Murdoch swears, that if he gets the newspaper, he has no plans to alter its journalism. "There'll be no change in the Journal's business coverage," he says flatly — but he does mean to expand its reach. He'd like the newspaper to be a national counterpoint to the New York Times in setting the country's agenda.

How does he respond to this bleak picture? By musing about investing even more in newspapers. "What if, at the Journal, we spent $100 million a year hiring all the best business journalists in the world? Say 200 of them. And spent some money on establishing the brand but went global — a great, great newspaper with big, iconic names, outstanding writers, reporters, experts. And then you make it free, online only. No printing plants, no paper, no trucks. How long would it take for the advertising to come? It would be successful, it would work and you'd make … a little bit of money.
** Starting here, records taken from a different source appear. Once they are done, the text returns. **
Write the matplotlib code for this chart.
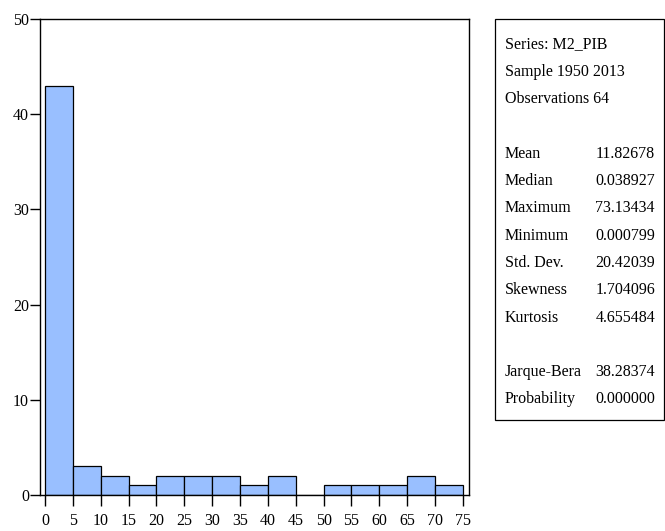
import matplotlib
matplotlib.use("Agg")
import matplotlib.pyplot as plt
from matplotlib.patches import Rectangle

# Histogram of M2_PIB, bins of width 5
bin_edges = [0, 5, 10, 15, 20, 25, 30, 35, 40, 45, 50, 55, 60, 65, 70, 75]
counts = [43, 3, 2, 1, 2, 2, 2, 1, 2, 0, 1, 1, 1, 2, 1]

x_ticks = [0, 5, 10, 15, 20, 25, 30, 35, 40, 45, 50, 55, 60, 65, 70, 75]
y_ticks = [0, 10, 20, 30, 40, 50]

header_lines = ["Series: M2_PIB", "Sample 1950 2013", "Observations 64"]
stat_names = ["Mean", "Median", "Maximum", "Minimum", "Std. Dev.",
              "Skewness", "Kurtosis"]
stat_values = ["11.82678", "0.038927", "73.13434", "0.000799", "20.42039",
               "1.704096", "4.655484"]
test_names = ["Jarque-Bera", "Probability"]
test_values = ["38.28374", "0.000000"]

plt.rcParams["font.family"] = ["Liberation Serif", "DejaVu Serif"]
FS = 11.5

W, H = 665, 531
fig = plt.figure(figsize=(W / 100, H / 100), dpi=100)
ax = fig.add_axes([40 / W, 1 - 495 / H, 429 / W, 476 / H])

widths = [bin_edges[i + 1] - bin_edges[i] for i in range(len(counts))]
ax.bar(bin_edges[:-1], counts, width=widths, align="edge",
       color="#99BFFF", edgecolor="black", linewidth=0.9)

ax.set_xlim(-0.9, 76.1)
ax.set_ylim(0, 50)
ax.set_xticks(x_ticks)
ax.set_yticks(y_ticks)
ax.tick_params(axis="x", direction="out", length=8, width=1, labelsize=FS, pad=5)
ax.tick_params(axis="y", direction="out", length=7, width=1, labelsize=FS, pad=1)
for s in ax.spines.values():
    s.set_linewidth(1.0)
    s.set_color("black")

# Statistics panel
bx0, bx1 = 495 / W, 664 / W
by0, by1 = 1 - 420 / H, 1 - 19 / H
fig.add_artist(Rectangle((bx0, by0), bx1 - bx0, by1 - by0,
                         transform=fig.transFigure, fill=False,
                         edgecolor="black", linewidth=0.9))

tx = 505 / W
vx = 655 / W
line_h = 27.3
base0 = 48.5


def row_y(r):
    return 1 - (base0 + r * line_h) / H


for r, t in enumerate(header_lines):
    fig.text(tx, row_y(r), t, fontsize=FS, va="baseline", ha="left")

for k, (n, v) in enumerate(zip(stat_names, stat_values)):
    y = row_y(4 + k)
    fig.text(tx, y, n, fontsize=FS, va="baseline", ha="left")
    fig.text(vx, y, v, fontsize=FS, va="baseline", ha="right")

for k, (n, v) in enumerate(zip(test_names, test_values)):
    y = row_y(12 + k)
    fig.text(tx, y, n, fontsize=FS, va="baseline", ha="left")
    fig.text(vx, y, v, fontsize=FS, va="baseline", ha="right")

fig.savefig("out.png", dpi=100)
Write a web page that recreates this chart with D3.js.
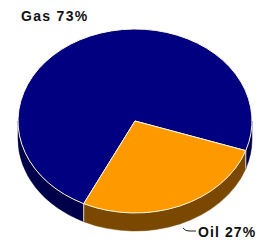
<!DOCTYPE html>
<html>
<head>
<meta charset="utf-8">
<script src="https://cdn.jsdelivr.net/npm/d3@7"></script>
<style>
  html, body { margin: 0; padding: 0; background: #fff; }
  svg { display: block; }
</style>
</head>
<body>
<svg class="pie3d" width="260" height="240"></svg>
<script>
// Fuel share data
const fuels = ['Gas', 'Oil'];
const shares = [73, 27];
const topColors = ['#000080', '#ff9900'];
const sideColors = ['#00004a', '#7a4800'];

const svg = d3.select('.pie3d');
const width = 260;
const height = 240;

// ellipse geometry of the tilted pie
const cx = 135, cy = 121;
const rx = 117, ry = 92;
const k = ry / rx;
const depth = 18;
const startDeg = 206;

const pie = d3.pie()
  .sort(null)
  .startAngle(startDeg * Math.PI / 180)
  .endAngle((startDeg + 360) * Math.PI / 180);

const arcs = pie(shares).map((d, i) => ({ ...d, name: fuels[i], i }));

const arc = d3.arc().innerRadius(0).outerRadius(rx);

const g = svg.append('g')
  .attr('transform', `translate(${cx},${cy}) scale(1,${k})`);

// side walls, only the front half (screen angle 0..PI) is visible
const dz = depth / k;
const sidePath = (a, b) => {
  const p = d3.path();
  p.moveTo(rx * Math.cos(a), rx * Math.sin(a));
  p.arc(0, 0, rx, a, b);
  p.lineTo(rx * Math.cos(b), rx * Math.sin(b) + dz);
  p.arc(0, dz, rx, b, a, true);
  p.closePath();
  return p.toString();
};

const sides = [];
arcs.forEach(d => {
  // convert pie angles (from 12 o'clock) to screen angles (from 3 o'clock)
  let a = d.startAngle - Math.PI / 2;
  let b = d.endAngle - Math.PI / 2;
  // test against front half in each full turn
  [-2, -1, 0, 1, 2].forEach(n => {
    const lo = Math.max(a, n * 2 * Math.PI);
    const hi = Math.min(b, n * 2 * Math.PI + Math.PI);
    if (hi > lo) sides.push({ a: lo, b: hi, i: d.i });
  });
});

g.append('g').selectAll('path')
  .data(sides)
  .join('path')
  .attr('d', d => sidePath(d.a, d.b))
  .attr('fill', d => sideColors[d.i])
  .attr('stroke', d => sideColors[d.i])
  .attr('stroke-width', 0.5)
  .attr('vector-effect', 'non-scaling-stroke');

// vertical edge where the slices meet on the front wall
const edges = [];
arcs.forEach(d => {
  const t = ((d.startAngle - Math.PI / 2) % (2 * Math.PI) + 2 * Math.PI) % (2 * Math.PI);
  if (t > 0 && t < Math.PI) edges.push(t);
});
g.append('g').selectAll('line')
  .data(edges)
  .join('line')
  .attr('x1', t => rx * Math.cos(t))
  .attr('x2', t => rx * Math.cos(t))
  .attr('y1', t => rx * Math.sin(t))
  .attr('y2', t => rx * Math.sin(t) + dz)
  .attr('stroke', '#d8d8d8')
  .attr('stroke-width', 1)
  .attr('vector-effect', 'non-scaling-stroke');

// top faces
g.append('g').selectAll('path')
  .data(arcs)
  .join('path')
  .attr('d', arc)
  .attr('fill', d => topColors[d.i])
  .attr('stroke', '#fff6d8')
  .attr('stroke-width', 1)
  .attr('stroke-linejoin', 'round')
  .attr('vector-effect', 'non-scaling-stroke');

// labels
const labelFont = '"Liberation Sans", Arial, sans-serif';
svg.append('text')
  .attr('x', 21)
  .attr('y', 21)
  .attr('font-family', labelFont)
  .attr('font-weight', 'bold')
  .attr('font-size', 14)
  .attr('letter-spacing', 1.3)
  .attr('fill', '#111')
  .text(`${fuels[0]} ${shares[0]}%`);

svg.append('path')
  .attr('d', 'M183,228 Q185,231 189,231 L196,231')
  .attr('fill', 'none')
  .attr('stroke', '#222')
  .attr('stroke-width', 1);

svg.append('text')
  .attr('x', 198)
  .attr('y', 237)
  .attr('font-family', labelFont)
  .attr('font-weight', 'bold')
  .attr('font-size', 14)
  .attr('letter-spacing', 1.1)
  .attr('fill', '#111')
  .text(`${fuels[1]} ${shares[1]}%`);
</script>
</body>
</html>
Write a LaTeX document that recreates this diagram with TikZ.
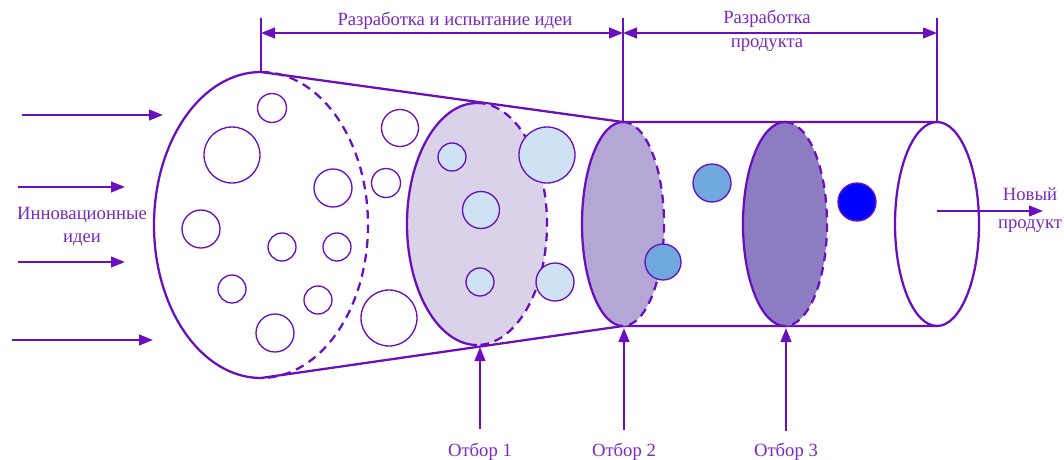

He also notes that the Journal leadership has tried to maintain the print circulation by not giving everything away online, but the percentage of heavily discounted print subscriptions is rising rapidly, a sign of ill health. WSJ.com has more than 900,000 subscribers, making it the largest paid-subscription site on the Web, but less profitable, Murdoch suspects, than it might be with a hybrid model — with free users driving ad sales and premium users willing to pay for high-end content. "But it needs to be studied carefully," he says. Murdoch sensed the power of the Web not so much as a user but as a businessman who watched the bottom line. In late 2004, he says, he "began to feel the erosion of advertising in print and even the stalling-out of ads on television and decided to pay better attention to this. He confirms having discussed with Terry Semel for a stake in Yahoo but with Terry gone, he may have to start discussions all over again, but in the tradition of Newscorp style, an undeterred MySpace goes ahead to launch MySpace TV to take on the likes of YouTube.